Friday 29 November 2019

Sexual And Social Mores

SM Stirling, Shadows Of Annihilation, Advance Reading Copy, FIFTEEN.

"...being too chatty with a young white woman might well have gotten the man killed, back where he grew up... Many are the marvels, but none are more marvelous than man and his idiocies." (p. 328)

Nothing varies more than sexual mores. Walking through Market Square, Lancaster (see image and here), with my visiting mother and maiden aunt, I greeted a woman whom I knew, then saw that the aunt was smiling quizzically. She asked, "Did you speak to her?" I was not supposed to speak to a strange woman on the street! I did not need the imported judgmentalism. There were things that our parents were never told and our relationship with the generations after us is completely different. (Someone said that the only generation gap in history was between those born before or after the atom bomb. Knowing that our elders could destroy the world that they were preparing us for made a difference.)

8 comments:

Sean M. Brooks said...

Kaor, Paul!

But if you already knew that lady, it would not be odd of you to speak to her. Unless your aunt did not know that.

Ad astra! Sean

paulshackley2017@gmail.com said...

Sean,
She did not know that but I still disliked the judgementalism.
Paul.

Sean M. Brooks said...

Kaor, Paul!

Quite understandably!

Ad astra! Sean

S.M. Stirling said...

Are there still people who don't speak to others without an introduction? I thought that piece of Victoriana died out about the time my mother was born.

paulshackley2017@gmail.com said...

Indeed.

Two men and one woman on a desert island.
If they were American, there was no problem because the men talked business.
If they were English, there was no problem because the men had not been introduced.
If they were Spanish, there was no problem because the men fought a duel.
If they were French, there was no problem.

David Birr said...

Paul:
I've seen a variant on the desert island joke.

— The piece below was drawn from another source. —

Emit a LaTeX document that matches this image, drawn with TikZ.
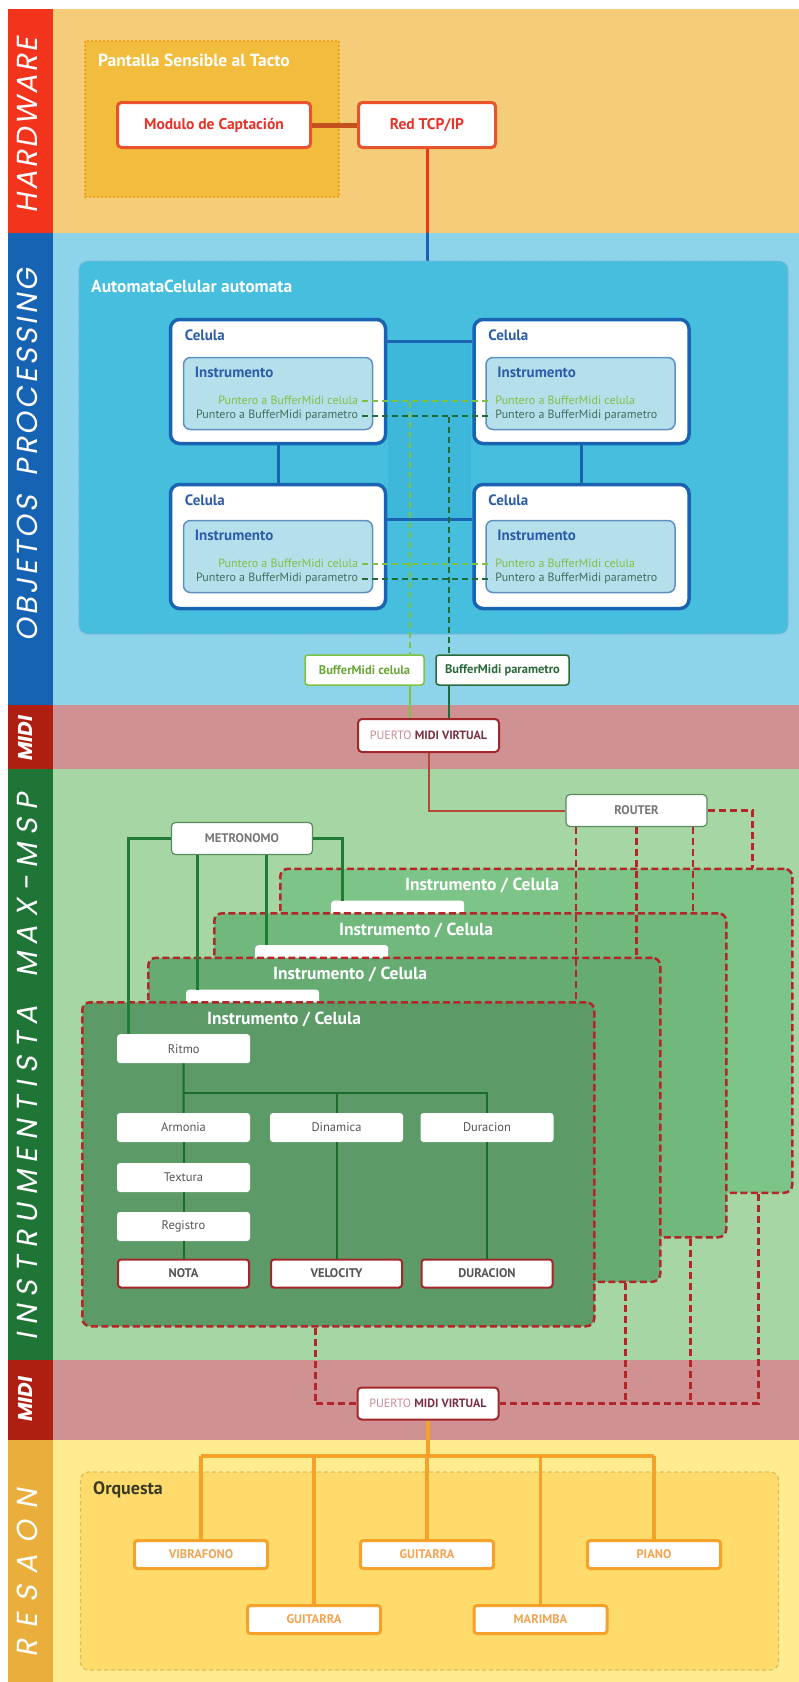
\documentclass[tikz,border=0pt]{standalone}
\usepackage{fontspec}
\setmainfont{PT Sans}
\newfontfamily\bandfont[FakeSlant=0.18]{Poppins}
\usetikzlibrary{positioning,calc}

\newcommand\sz[1]{\fontsize{#1}{#1}\selectfont}

\definecolor{hwband}{HTML}{F5CD78}
\definecolor{hwstripe}{HTML}{F2341C}
\definecolor{pband}{HTML}{8DD4EA}
\definecolor{pstripe}{HTML}{1763B3}
\definecolor{mband}{HTML}{CF9191}
\definecolor{mstripe}{HTML}{AE1F12}
\definecolor{gband}{HTML}{A6D6A3}
\definecolor{gstripe}{HTML}{1F7536}
\definecolor{yband}{HTML}{FFEC8E}
\definecolor{ystripe}{HTML}{E9AE3C}
\definecolor{padfill}{HTML}{F2BD3C}
\definecolor{padline}{HTML}{F0A01E}
\definecolor{hwred}{HTML}{E8532B}
\definecolor{hwtext}{HTML}{E5332A}
\definecolor{hwlink}{HTML}{C4501E}
\definecolor{redline}{HTML}{EE3524}
\definecolor{autfill}{HTML}{45BFDD}
\definecolor{autline}{HTML}{7DB6D6}
\definecolor{autdark}{HTML}{3DB8DB}
\definecolor{celblue}{HTML}{1A62B2}
\definecolor{celtext}{HTML}{2B5DA8}
\definecolor{infill}{HTML}{B6DFEC}
\definecolor{inline}{HTML}{5F90C2}
\definecolor{ptrlight}{HTML}{7DC242}
\definecolor{ptrdark}{HTML}{1F6B3A}
\definecolor{ptrdarktext}{HTML}{3F6F5A}
\definecolor{bufdark}{HTML}{2A6A3A}
\definecolor{portred}{HTML}{A3262A}
\definecolor{portlight}{HTML}{C98A92}
\definecolor{portdark}{HTML}{7A3040}
\definecolor{routeline}{HTML}{B44A32}
\definecolor{smallline}{HTML}{5A8A60}
\definecolor{smalltext}{HTML}{777777}
\definecolor{metline}{HTML}{217A35}
\definecolor{innerline}{HTML}{1B6B2B}
\definecolor{dashred}{HTML}{B3262A}
\definecolor{panelA}{HTML}{7CC488}
\definecolor{panelB}{HTML}{71B87D}
\definecolor{panelC}{HTML}{66AB72}
\definecolor{panelD}{HTML}{5C9A68}
\definecolor{boxtext}{HTML}{555555}
\definecolor{orqfill}{HTML}{FEDB6A}
\definecolor{orqline}{HTML}{D6BE62}
\definecolor{orqorange}{HTML}{F6A12A}
\definecolor{orqtext}{HTML}{F2A452}
\definecolor{orqdark}{HTML}{3A3A2A}

\tikzset{
  bandtitle/.style={rotate=90, text=white, font=\bandfont\sz{29}, inner sep=0pt},
  hwbox/.style={draw=hwred, line width=3pt, fill=white, rounded corners=4pt,
    minimum height=45pt, text=hwtext, font=\bfseries\sz{15.5}},
  celbox/.style={draw=celblue, line width=3.5pt, fill=white, rounded corners=9pt,
    minimum width=215pt, minimum height=124pt},
  inbox/.style={draw=inline, line width=1.5pt, fill=infill, rounded corners=7pt,
    minimum width=189pt, minimum height=72pt},
  bluetext/.style={text=celtext, font=\bfseries\sz{15}, inner sep=0pt, anchor=west},
  ptr/.style={font=\sz{12}, inner sep=0pt},
  ptrlink/.style={dash pattern=on 6pt off 4pt, line width=2.5pt},
  bufbox/.style={fill=white, line width=1.5pt, rounded corners=3pt,
    minimum height=30pt, font=\bfseries\sz{12.5}},
  portbox/.style={fill=white, draw=portred, line width=2pt, rounded corners=4pt,
    minimum width=141pt, minimum height=33pt, font=\sz{12}},
  ctrlbox/.style={fill=white, draw=smallline, line width=1.2pt, rounded corners=4pt,
    minimum width=141pt, minimum height=32pt, text=smalltext, font=\bfseries\sz{12.5}},
  panel/.style={draw=dashred, line width=2.5pt, dash pattern=on 7pt off 3.5pt,
    rounded corners=8pt, minimum width=512pt, minimum height=324pt, inner sep=0pt},
  wbox/.style={fill=white, rounded corners=3pt, minimum width=133pt, minimum height=29pt,
    text=boxtext, font=\sz{12.5}, inner sep=0pt},
  outbox/.style={wbox, draw=portred, line width=2pt, minimum width=131pt,
    minimum height=28pt, font=\bfseries\sz{12.5}},
  orqbox/.style={fill=white, draw=orqorange, line width=3pt, rounded corners=3pt,
    minimum width=133pt, minimum height=28pt, text=orqtext, font=\bfseries\sz{12.5}},
  rdash/.style={draw=dashred, line width=2.5pt, dash pattern=on 7pt off 4pt},
}

\begin{document}
\begin{tikzpicture}[x=1pt,y=-1pt]
  \useasboundingbox (0,0) rectangle (799,1682);
  \fill[white] (0,0) rectangle (799,1682);

  % bands and side stripes
  \foreach \ya/\yb/\bc/\sc in {9/233/hwband/hwstripe, 233/705/pband/pstripe,
      705/769/mband/mstripe, 769/1360/gband/gstripe, 1360/1440/mband/mstripe,
      1440/1682/yband/ystripe} {
    \fill[\bc] (53,\ya) rectangle (799,\yb);
    \fill[\sc] (8,\ya) rectangle (53,\yb);
  }
  \node[bandtitle] (tHW) at (27,125.5)
    {\makebox[175pt][s]{H\hfill A\hfill R\hfill D\hfill W\hfill A\hfill R\hfill E}};
  \node[bandtitle] (tOP) at (27,455)
    {\makebox[373pt][s]{O\hfill B\hfill J\hfill E\hfill T\hfill O\hfill S\hfill\hspace{9pt}
      P\hfill R\hfill O\hfill C\hfill E\hfill S\hfill S\hfill I\hfill N\hfill G}};
  \node[bandtitle, font=\bandfont\bfseries\sz{20}] (tM1) at (25,739) {MIDI};
  \node[bandtitle] (tIM) at (27,1067)
    {\makebox[547pt][s]{I\hfill N\hfill S\hfill T\hfill R\hfill U\hfill M\hfill E\hfill
      N\hfill T\hfill I\hfill S\hfill T\hfill A\hfill\hspace{12pt} M\hfill A\hfill X\hfill
      -\hfill M\hfill S\hfill P}};
  \node[bandtitle, font=\bandfont\bfseries\sz{20}] (tM2) at (25,1400) {MIDI};
  \node[bandtitle] (tRE) at (27,1573)
    {\makebox[168pt][s]{R\hfill E\hfill S\hfill A\hfill O\hfill N}};

  % hardware
  \draw[padline, fill=padfill, line width=1.5pt, dash pattern=on 2pt off 2pt]
    (85,41) rectangle (339,197);
  \node[anchor=west, text=white, font=\bfseries\sz{17.5}, inner sep=0pt] (pad)
    at (98,60) {Pantalla Sensible al Tacto};
  \node[hwbox, minimum width=193pt] (mod) at (214,125) {Modulo de Captación};
  \node[hwbox, minimum width=137pt] (tcp) at (427,125) {Red TCP/IP};
  \draw[hwlink, line width=5pt] (mod) -- (tcp);
  \coordinate (hwb) at (427,233);
  \coordinate (autj) at (427,341);
  \coordinate (autb) at (427,519);
  \draw[redline, line width=3pt] (tcp) -- (hwb);
  \draw[celblue, line width=3pt] (hwb) -- (autj);

  % automata
  \draw[autline, fill=autfill, line width=1.2pt, dash pattern=on 3pt off 2pt,
    rounded corners=9pt] (79,261) rectangle (788,634);
  \node[anchor=west, text=white, font=\bfseries\sz{17.5}, inner sep=0pt] (aut)
    at (91,286) {AutomataCelular automata};
  \fill[autdark] (388,341) rectangle (471,519);

  \node[celbox] (c1) at (278,381.5) {};
  \node[celbox] (c2) at (581.5,381.5) {};
  \node[celbox] (c3) at (278,546.5) {};
  \node[celbox] (c4) at (581.5,546.5) {};
  \begin{scope}[celblue, line width=3pt]
    \draw (c1) -- (c3);
    \draw (c2) -- (c4);
    \draw (c1.east |- autj) -- (c2.west |- autj);
    \draw (c3.east |- autb) -- (c4.west |- autb);
  \end{scope}

  \node[inbox] (i1) at (278,393.5) {};
  \node[inbox] (i2) at (580.5,393.5) {};
  \node[inbox] (i3) at (278,556.5) {};
  \node[inbox] (i4) at (580.5,556.5) {};
  \foreach \c in {c1,c2,c3,c4}
    \node[bluetext] at ($(\c.north west)+(16,17)$) {Celula};
  \foreach \i in {i1,i2,i3,i4}
    \node[bluetext] at ($(\i.north west)+(12,16)$) {Instrumento};

  \foreach \l/\r in {i1/i2,i3/i4} {
    \node[ptr, anchor=east, text=ptrlight] (\l c) at ($(\l.north east)+(-15,44)$)
      {Puntero a BufferMidi celula};
    \node[ptr, anchor=east, text=ptrdarktext] (\l p) at ($(\l.north east)+(-15,59)$)
      {Puntero a BufferMidi parametro};
    \node[ptr, anchor=west, text=ptrlight] (\r c) at ($(\r.north west)+(10,44)$)
      {Puntero a BufferMidi celula};
    \node[ptr, anchor=west, text=ptrdarktext] (\r p) at ($(\r.north west)+(10,59)$)
      {Puntero a BufferMidi parametro};
    \draw[ptrlink, ptrlight] ([xshift=4pt]\l c.east) -- ([xshift=-3pt]\r c.west);
    \draw[ptrlink, ptrdark] ([xshift=4pt]\l p.east) -- ([xshift=-3pt]\r p.west);
  }

  \node[bufbox, draw=ptrlight, text=ptrlight!85!black, minimum width=119pt] (bmc)
    at (364.5,670) {BufferMidi celula};
  \node[bufbox, draw=bufdark, text=bufdark, minimum width=133pt] (bmp)
    at (502.5,670) {BufferMidi parametro};
  \node[portbox] (pm1) at (428.5,735.5)
    {\textcolor{portlight}{PUERTO} \textcolor{portdark}{\bfseries MIDI VIRTUAL}};

  \coordinate (gv) at (410,401.5);
  \coordinate (dv) at (449,416.5);
  \draw[ptrlink, ptrlight] (gv) -- (gv |- bmc.north);
  \draw[ptrlink, ptrdark] (dv) -- (dv |- bmp.north);
  \draw[ptrlight, line width=2pt] (gv |- bmc.south) -- (gv |- pm1.north);
  \draw[ptrdark, line width=2pt] (dv |- bmp.south) -- (dv |- pm1.north);

  % max-msp
  \node[ctrlbox] (router) at (636.5,810.5) {ROUTER};
  \node[ctrlbox] (metro) at (242,838.5) {METRONOMO};
  \draw[routeline, line width=2pt] (pm1) |- (router);

  \foreach \k/\fc/\rx/\rt in {3/panelA/52/{},2/panelB/42/{},1/panelC/39/{},0/panelD/36/Ritmo} {
    \pgfmathsetmacro\px{81+66*\k}
    \pgfmathsetmacro\py{1001-44.5*\k}
    \node[panel, fill=\fc, anchor=north west] (ib\k) at (\px,\py) {};
    \node[text=white, font=\bfseries\sz{17.5}, inner sep=0pt]
      at ($(ib\k.north west)+(203,18)$) {Instrumento / Celula};
    \node[wbox, anchor=north west] (rit\k) at ($(ib\k.north west)+(\rx,33)$) {\rt};
  }

  \begin{scope}[every node/.style={wbox}]
    \node (arm) at (183.5,1127.5) {Armonia};
    \node (din) at (336.5,1127.5) {Dinamica};
    \node (dur) at (487,1127.5) {Duracion};
    \node (tex) at (183.5,1177.5) {Textura};
    \node (reg) at (183.5,1226.5) {Registro};
  \end{scope}
  \begin{scope}[every node/.style={outbox}]
    \node (nota) at (183.5,1273.5) {NOTA};
    \node (vel) at (336.5,1273.5) {VELOCITY};
    \node (durb) at (487,1273.5) {DURACION};
  \end{scope}

  \coordinate (fork) at (183.5,1093);
  \begin{scope}[innerline, line width=2pt]
    \draw (rit0) -- (arm);
    \draw (fork) -| (din);
    \draw (fork) -| (dur);
    \draw (arm) -- (tex);
    \draw (tex) -- (reg);
    \draw (reg) -- (nota);
    \draw (din) -- (vel);
    \draw (dur) -- (durb);
  \end{scope}

  \foreach \k in {0,...,3}
    \coordinate (mt\k) at ([xshift=-55pt]rit\k.north);
  \begin{scope}[metline, line width=2.5pt]
    \draw (metro.west) -| (mt0);
    \draw (mt1 |- metro.south) -- (mt1);
    \draw (mt2 |- metro.south) -- (mt2);
    \draw (metro.east) -| (mt3);
  \end{scope}

  \node[portbox, minimum height=32pt] (pm2) at (428,1403.5)
    {\textcolor{portlight}{PUERTO} \textcolor{portdark}{\bfseries MIDI VIRTUAL}};

  \coordinate (ra) at ([xshift=-60.5pt]router.south);
  \coordinate (rc) at ([xshift=56.5pt]router.south);
  \coordinate (rd) at ([xshift=216pt]ib3.north);
  \coordinate (ba) at ([xshift=-23pt]ib0.south);
  \coordinate (bb) at ([xshift=221pt]ib1.south);
  \coordinate (bc) at ([xshift=220pt]ib2.south);
  \coordinate (bd) at ([xshift=222pt]ib3.south);
  \draw[rdash] (ra) -- (ra |- ib0.north);
  \draw[rdash] (router.south) -- (router.south |- ib1.north);
  \draw[rdash] (rc) -- (rc |- ib2.north);
  \draw[rdash] (router.east) -| (rd);
  \draw[rdash] (ba) |- (pm2.west);
  \draw[rdash] (bd) |- (pm2.east);
  \draw[rdash] (bb) -- (bb |- pm2.east);
  \draw[rdash] (bc) -- (bc |- pm2.east);

  % orquesta
  \draw[orqline, fill=orqfill, line width=1.2pt, dash pattern=on 4pt off 3pt,
    rounded corners=8pt] (80.5,1472) rectangle (778.5,1670);
  \node[anchor=west, font=\bfseries\sz{18}, text=orqdark, inner sep=0pt] (orq)
    at (93,1490) {Orquesta};
  \begin{scope}[every node/.style={orqbox}]
    \node (vib) at (201,1554.5) {VIBRAFONO};
    \node (gui1) at (427,1554.5) {GUITARRA};
    \node (pia) at (654,1554.5) {PIANO};
    \node (gui2) at (314,1619.5) {GUITARRA};
    \node (mar) at (540.5,1619.5) {MARIMBA};
  \end{scope}
  \coordinate (orqj) at (428,1456);
  \begin{scope}[orqorange, line width=3.5pt]
    \draw (pm2) -- (orqj);
    \draw (vib.north |- orqj) -- (pia.north |- orqj);
    \foreach \n in {vib,gui2,gui1,mar,pia}
      \draw (\n.north |- orqj) -- (\n.north);
  \end{scope}
\end{tikzpicture}
\end{document}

It includes several other nationalities as well as a somewhat different ending for the Americans and English.

On a beautiful deserted island in the middle of nowhere, the following people are stranded:
Two men and one woman from each of: Italy, France, Germany, Greece, England, Japan, the U.S.A., Australia, New Zealand, and Ireland.
One month later, the following things have occurred:
One Italian man killed the other Italian man for the Italian woman.
The two French men and the French woman are living happily together having loads of sex.
The two German men have a strict weekly schedule of when they alternate with the German woman.
The two Greek men are sleeping with each other and the Greek woman is cleaning and cooking for them.
The two English men are waiting for someone to introduce them to the English woman.
The two Japanese men have faxed Tokyo and are waiting for further instructions.
The two American men are contemplating the virtues of suicide, while the American woman keeps on bitching about her body being her own, the true nature of feminism, how she can do everything that they can do, the necessity of fulfillment, the equal division of household chores, how her last boyfriend respected her opinion and treated her much nicer, and how her relationship with her mother is improving — but at least the taxes are low and it’s not raining.
The two Australian men beat each other senseless for the Australian woman, who is checking out all the other men after calling them both ‘bloody wankers.’
Both the New Zealander men are searching the island for sheep.
The Irish began by dividing the island into North and South and then setting up a distillery. They don’t recall if sex is in the picture because it gets sort of foggy after each day’s first few bottles of coconut whiskey, but they’re satisfied that at least the English aren’t getting any.

paulshackley2017@gmail.com said...

Thank you, David. (Far too complicated!)

Sean M. Brooks said...

Kaor, Mr. Stirling!

Maybe it's only how I was brought up, but I find it hard to just push myself onto strangers unless I have good reason for speaking to them. Such as asking for directions if I'm lost, speaking to a waitress at a restaurant, etc.